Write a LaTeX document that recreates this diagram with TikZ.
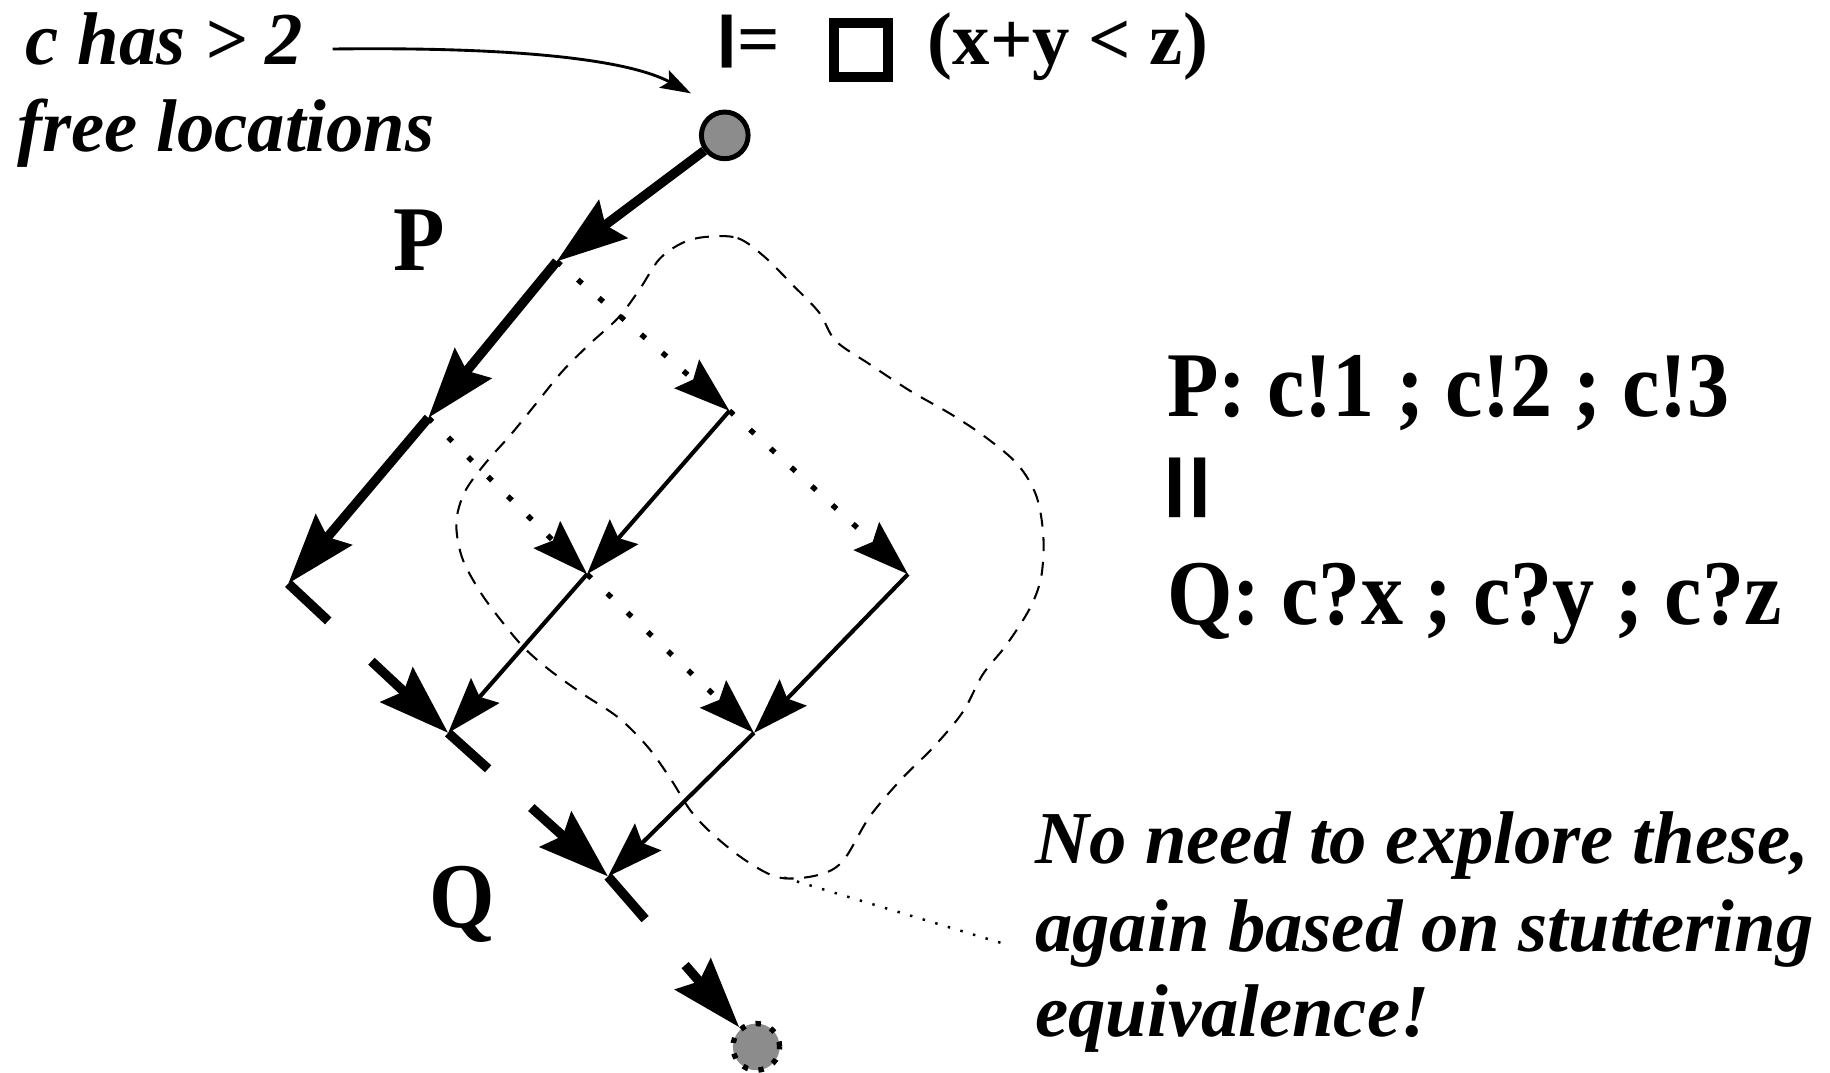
\documentclass[tikz,border=0pt]{standalone}
\usepackage{fontspec}
\setmainfont{Liberation Serif}
\usetikzlibrary{arrows.meta,calc}
\newcommand{\tallbox}[1]{\scalebox{1}[1.1]{#1}}
\newcommand{\fatbar}{\raisebox{0.12em}{\scalebox{1.9}[0.78]{|}}}
\begin{document}
\begin{tikzpicture}[x=0.01cm,y=-0.01cm,
  thickline/.style={line width=2.3pt},
  thickarr/.style={line width=2.3pt,-{Stealth[length=0.6cm,width=0.4cm,inset=0.08cm]}},
  thinarr/.style={line width=1pt,-{Stealth[length=0.48cm,width=0.32cm,inset=0.07cm]}},
  dotarr/.style={line width=1.3pt,dash pattern=on 1.4pt off 5.4pt,-{Stealth[length=0.48cm,width=0.32cm,inset=0.07cm]}},
  blob/.style={line width=0.5pt,dash pattern=on 3.4pt off 2.6pt},
  leader/.style={line width=0.6pt,dash pattern=on 0.6pt off 2.6pt},
  curvarr/.style={line width=0.7pt,-{Stealth[length=0.26cm,width=0.17cm,inset=0.05cm]}},
  startnode/.style={circle,draw,line width=1.2pt,fill=black!45,minimum size=0.4cm,inner sep=0},
  endnode/.style={circle,draw,line width=1.3pt,dash pattern=on 1.3pt off 2.6pt,fill=black!45,minimum size=0.4cm,inner sep=0},
  lbl/.style={anchor=base west,inner sep=0,outer sep=0},
  ibig/.style={lbl,font=\fontsize{18.2}{21}\selectfont\bfseries\itshape},
  bbig/.style={lbl,font=\fontsize{18.2}{21}\selectfont\bfseries},
  bhuge/.style={lbl,font=\fontsize{20.5}{24}\selectfont\bfseries}]
\useasboundingbox (0,0) rectangle (1568,919);

% states
\node[startnode] (A0) at (621,116) {};
\coordinate (A1) at (477,224);
\coordinate (A2) at (367,358);
\coordinate (A3) at (247,500);
\coordinate (B1) at (625,352);
\coordinate (B2) at (503,492);
\coordinate (C) at (384,628);
\coordinate (D) at (778,492);
\coordinate (E) at (646,628);
\coordinate (F) at (521,751);
\node[endnode] (G) at (648,897) {};

% dashed region
\draw[blob] plot[smooth cycle,tension=0.55] coordinates {
 (605,203) (632,204) (655,220) (680,245) (702,268) (716,292) (745,312)
 (780,335) (815,355) (845,375) (872,398) (888,425) (894,460) (892,495)
 (882,522) (862,553) (842,578) (825,610) (800,640) (772,668) (745,700)
 (722,738) (700,750) (668,752) (640,738) (612,716) (592,695) (575,668)
 (555,640) (530,615) (500,595) (472,575) (450,556) (432,535) (412,508)
 (396,478) (391,448) (398,422) (415,398) (438,372) (460,345) (482,318)
 (505,295) (530,272) (548,248) (565,222) (585,208)};

% thick path
\draw[thickarr] (A0) -- (A1);
\draw[thickarr] (A1) -- (A2);
\draw[thickarr] (A2) -- (A3);
\draw[thickline] (A3) -- ($(A3)!0.25!(C)$);
\draw[thickarr] ($(A3)!0.52!(C)$) -- (C);
\draw[thickline] (C) -- ($(C)!0.25!(F)$);
\draw[thickarr] ($(C)!0.52!(F)$) -- (F);
\draw[thickline] (F) -- ($(F)!0.25!(G)$);
\draw[thickarr] ($(F)!0.52!(G)$) -- (G);

% dotted moves
\draw[dotarr] (A1) -- (B1);
\draw[dotarr] (A2) -- (B2);
\draw[dotarr] (B1) -- (D);
\draw[dotarr] (B2) -- (E);

% thin moves
\draw[thinarr] (B1) -- (B2);
\draw[thinarr] (D) -- (E);
\draw[thinarr] (B2) -- (C);
\draw[thinarr] (E) -- (F);

% top labels
\node[ibig] (chas) at (22,55) {c has > 2};
\node[ibig] (free) at (15,130) {free locations};
\coordinate (cs) at (285,42);
\coordinate (ct) at (592,80);
\draw[curvarr] (cs) .. controls (450,40) and (540,52) .. (ct);

\node[bbig] (models) at (610,55) {\fatbar\kern-0.08em=};
\node[draw,line width=2.4pt,minimum size=0.46cm,inner sep=0] (always) at (737.5,43) {};
\node[bbig] (formula) at (795,55) {(x+y < z)};

\node[bhuge] (Plab) at (337,232) {\tallbox{P}};
\node[bhuge] (Qlab) at (368,795) {\tallbox{Q}};

\node[bhuge] (pdef) at (1000,357) {\tallbox{P: c!1 ; c!2 ; c!3}};
\node[bhuge] (par) at (992,440) {\fatbar\kern-0.12em\fatbar};
\node[bhuge] (qdef) at (1000,535) {\tallbox{Q: c?x ; c?y ; c?z}};

\node[ibig] (note1) at (887,740) {No need to explore these,};
\node[ibig] (note2) at (887,815) {again based on stuttering};
\node[ibig] (note3) at (887,888) {equivalence!};
\coordinate (L1) at (672,752);
\coordinate (L2) at (858,808);
\draw[leader] (L1) -- (L2);
\end{tikzpicture}
\end{document}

_ _ _ _

> _What you have to do_: Copy all the data exactly as written, but skip any picture.

> _Solved problem_:
Write a LaTeX document that recreates this diagram with TikZ.
\documentclass[tikz,border=0pt]{standalone}
\usepackage{fontspec}
\setmainfont{Liberation Serif}
\usetikzlibrary{arrows.meta,calc}
\newcommand{\tallbox}[1]{\scalebox{1}[1.1]{#1}}
\newcommand{\fatbar}{\raisebox{0.12em}{\scalebox{1.9}[0.78]{|}}}
\begin{document}
\begin{tikzpicture}[x=0.01cm,y=-0.01cm,
  thickline/.style={line width=2.3pt},
  thickarr/.style={line width=2.3pt,-{Stealth[length=0.6cm,width=0.4cm,inset=0.08cm]}},
  thinarr/.style={line width=1pt,-{Stealth[length=0.48cm,width=0.32cm,inset=0.07cm]}},
  dotarr/.style={line width=1.3pt,dash pattern=on 1.4pt off 5.4pt,-{Stealth[length=0.48cm,width=0.32cm,inset=0.07cm]}},
  blob/.style={line width=0.5pt,dash pattern=on 3.4pt off 2.6pt},
  leader/.style={line width=0.6pt,dash pattern=on 0.6pt off 2.6pt},
  curvarr/.style={line width=0.7pt,-{Stealth[length=0.26cm,width=0.17cm,inset=0.05cm]}},
  startnode/.style={circle,draw,line width=1.2pt,fill=black!45,minimum size=0.4cm,inner sep=0},
  endnode/.style={circle,draw,line width=1.3pt,dash pattern=on 1.3pt off 2.6pt,fill=black!45,minimum size=0.4cm,inner sep=0},
  lbl/.style={anchor=base west,inner sep=0,outer sep=0},
  ibig/.style={lbl,font=\fontsize{18.2}{21}\selectfont\bfseries\itshape},
  bbig/.style={lbl,font=\fontsize{18.2}{21}\selectfont\bfseries},
  bhuge/.style={lbl,font=\fontsize{20.5}{24}\selectfont\bfseries}]
\useasboundingbox (0,0) rectangle (1568,919);

% states
\node[startnode] (A0) at (621,116) {};
\coordinate (A1) at (477,224);
\coordinate (A2) at (367,358);
\coordinate (A3) at (247,500);
\coordinate (B1) at (625,352);
\coordinate (B2) at (503,492);
\coordinate (C) at (384,628);
\coordinate (D) at (778,492);
\coordinate (E) at (646,628);
\coordinate (F) at (521,751);
\node[endnode] (G) at (648,897) {};

% dashed region
\draw[blob] plot[smooth cycle,tension=0.55] coordinates {
 (605,203) (632,204) (655,220) (680,245) (702,268) (716,292) (745,312)
 (780,335) (815,355) (845,375) (872,398) (888,425) (894,460) (892,495)
 (882,522) (862,553) (842,578) (825,610) (800,640) (772,668) (745,700)
 (722,738) (700,750) (668,752) (640,738) (612,716) (592,695) (575,668)
 (555,640) (530,615) (500,595) (472,575) (450,556) (432,535) (412,508)
 (396,478) (391,448) (398,422) (415,398) (438,372) (460,345) (482,318)
 (505,295) (530,272) (548,248) (565,222) (585,208)};

% thick path
\draw[thickarr] (A0) -- (A1);
\draw[thickarr] (A1) -- (A2);
\draw[thickarr] (A2) -- (A3);
\draw[thickline] (A3) -- ($(A3)!0.25!(C)$);
\draw[thickarr] ($(A3)!0.52!(C)$) -- (C);
\draw[thickline] (C) -- ($(C)!0.25!(F)$);
\draw[thickarr] ($(C)!0.52!(F)$) -- (F);
\draw[thickline] (F) -- ($(F)!0.25!(G)$);
\draw[thickarr] ($(F)!0.52!(G)$) -- (G);

% dotted moves
\draw[dotarr] (A1) -- (B1);
\draw[dotarr] (A2) -- (B2);
\draw[dotarr] (B1) -- (D);
\draw[dotarr] (B2) -- (E);

% thin moves
\draw[thinarr] (B1) -- (B2);
\draw[thinarr] (D) -- (E);
\draw[thinarr] (B2) -- (C);
\draw[thinarr] (E) -- (F);

% top labels
\node[ibig] (chas) at (22,55) {c has > 2};
\node[ibig] (free) at (15,130) {free locations};
\coordinate (cs) at (285,42);
\coordinate (ct) at (592,80);
\draw[curvarr] (cs) .. controls (450,40) and (540,52) .. (ct);

\node[bbig] (models) at (610,55) {\fatbar\kern-0.08em=};
\node[draw,line width=2.4pt,minimum size=0.46cm,inner sep=0] (always) at (737.5,43) {};
\node[bbig] (formula) at (795,55) {(x+y < z)};

\node[bhuge] (Plab) at (337,232) {\tallbox{P}};
\node[bhuge] (Qlab) at (368,795) {\tallbox{Q}};

\node[bhuge] (pdef) at (1000,357) {\tallbox{P: c!1 ; c!2 ; c!3}};
\node[bhuge] (par) at (992,440) {\fatbar\kern-0.12em\fatbar};
\node[bhuge] (qdef) at (1000,535) {\tallbox{Q: c?x ; c?y ; c?z}};

\node[ibig] (note1) at (887,740) {No need to explore these,};
\node[ibig] (note2) at (887,815) {again based on stuttering};
\node[ibig] (note3) at (887,888) {equivalence!};
\coordinate (L1) at (672,752);
\coordinate (L2) at (858,808);
\draw[leader] (L1) -- (L2);
\end{tikzpicture}
\end{document}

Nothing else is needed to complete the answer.